Abstract
Passive Kerr cavities driven by coherent laser fields display a rich landscape of nonlinear physics, including bistability, pattern formation, and localized dissipative structures (solitons). Their conceptual simplicity has for several decades offered an unprecedented window into nonlinear cavity dynamics, providing insights into numerous systems and applications ranging from all-optical memory devices to microresonator frequency combs. Yet despite the decades of study, a recent theoretical work has surprisingly alluded to an entirely new and unexplored paradigm in the regime where nonlinearly tilted cavity resonances overlap with one another [T. Hansson and S. Wabnitz, J. Opt. Soc. Am. B 32, 1259 (2015)]. We use synchronously driven fiber ring resonators to experimentally access this regime and observe the rise of new nonlinear dissipative states. Specifically, we observe, for the first time to the best of our knowledge, the stable coexistence of temporal Kerr cavity solitons and extended modulation instability (Turing) patterns, and perform real-time measurements that unveil the dynamics of the ensuing nonlinear structure. When operating in the regime of continuous wave tristability, we further observe the coexistence of two distinct cavity soliton states, one of which can be identified as a “super” cavity soliton, as predicted by Hansson and Wabnitz. Our experimental findings are in excellent agreement with theoretical analyses and numerical simulations of the infinite-dimensional Ikeda map that governs the cavity dynamics. The results from our work reveal that experimental systems can support complex combinations of distinct nonlinear states, and they could have practical implications to future microresonator-based frequency comb sources.
- Received 1 February 2017
DOI:https://doi.org/10.1103/PhysRevX.7.031031
Published by the American Physical Society under the terms of the Creative Commons Attribution 4.0 International license. Further distribution of this work must maintain attribution to the author(s) and the published article’s title, journal citation, and DOI.
Published by the American Physical Society
Physics Subject Headings (PhySH)
Popular Summary
Patterns abound in nature, ranging from the stripes on a zebra to the ripple formations in windblown sand. Remarkably, the key ingredients that underlie their formation also manifest themselves in many optical systems, giving rise to the analogous formation of patterns in light. The simplest of such systems is a device known as a passive Kerr resonator, formed, for example, by joining together the two ends of a telecommunications optical fiber. While the pattern formation dynamics in passive Kerr resonators has been studied for many decades, recent theoretical work has alluded to an entirely new paradigm in the highly nonlinear regime where adjacent resonator modes overlap. We report on the first experiments that access this regime, demonstrating the emergence of new combinations of patterned and self-localized states.
Our experiments are performed in optical fiber ring resonators that are synchronously driven with nanosecond laser pulses.

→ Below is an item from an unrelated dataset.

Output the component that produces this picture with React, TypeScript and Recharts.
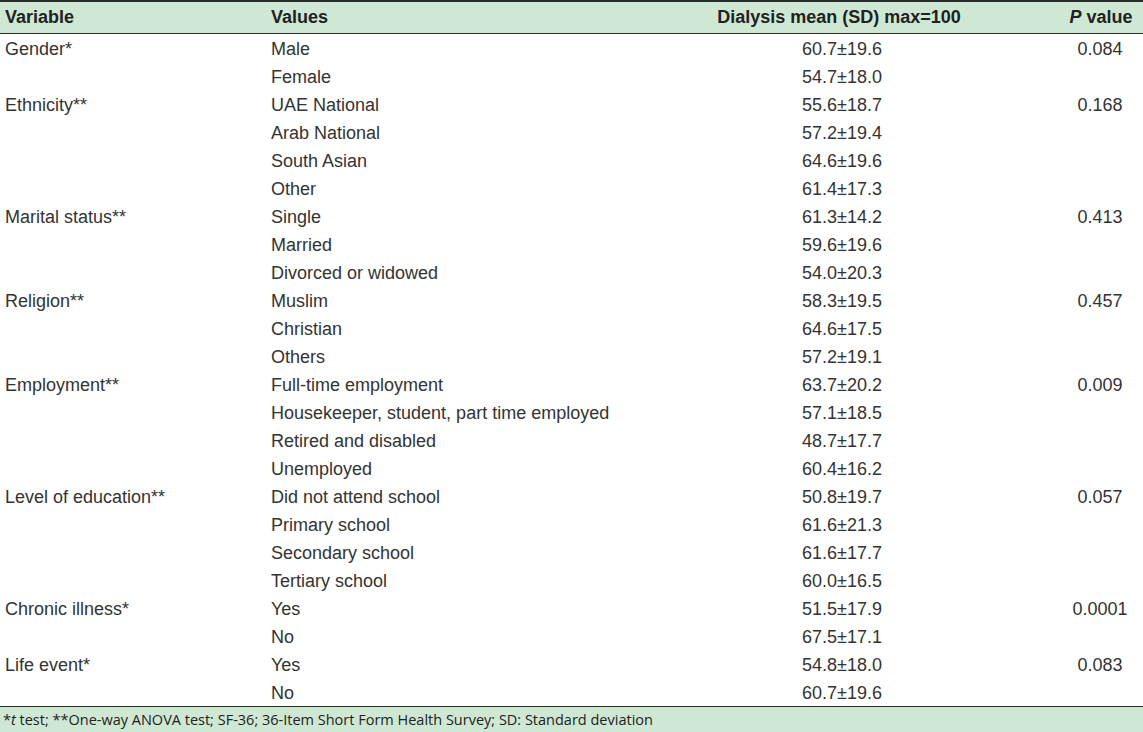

Thanks to the low resonator losses and the large peak power of the driving pulses, very large nonlinear phase shifts can be realized. Through a combination of comprehensive temporal and spectral measurements, we unequivocally observe new combinations of distinct nonlinear structures associated with adjacent resonator modes. Specifically, we have observed the stable coexistence between patterned and self-localized soliton states—self-reinforcing solitary wave packets—and studied their dynamical interactions in real time. We have also observed coexistence between two distinct dissipative soliton states, thereby confirming earlier theoretical predictions.
By experimentally demonstrating the coexistence between distinct nonlinear states, our work opens up a new and exciting paradigm of nonlinear dynamics and pattern formation in general. Our findings could also have practical implications for the design of future sources of laserlike light based on Kerr microresonators, whose many prospective applications range from spectroscopy to telecommunications.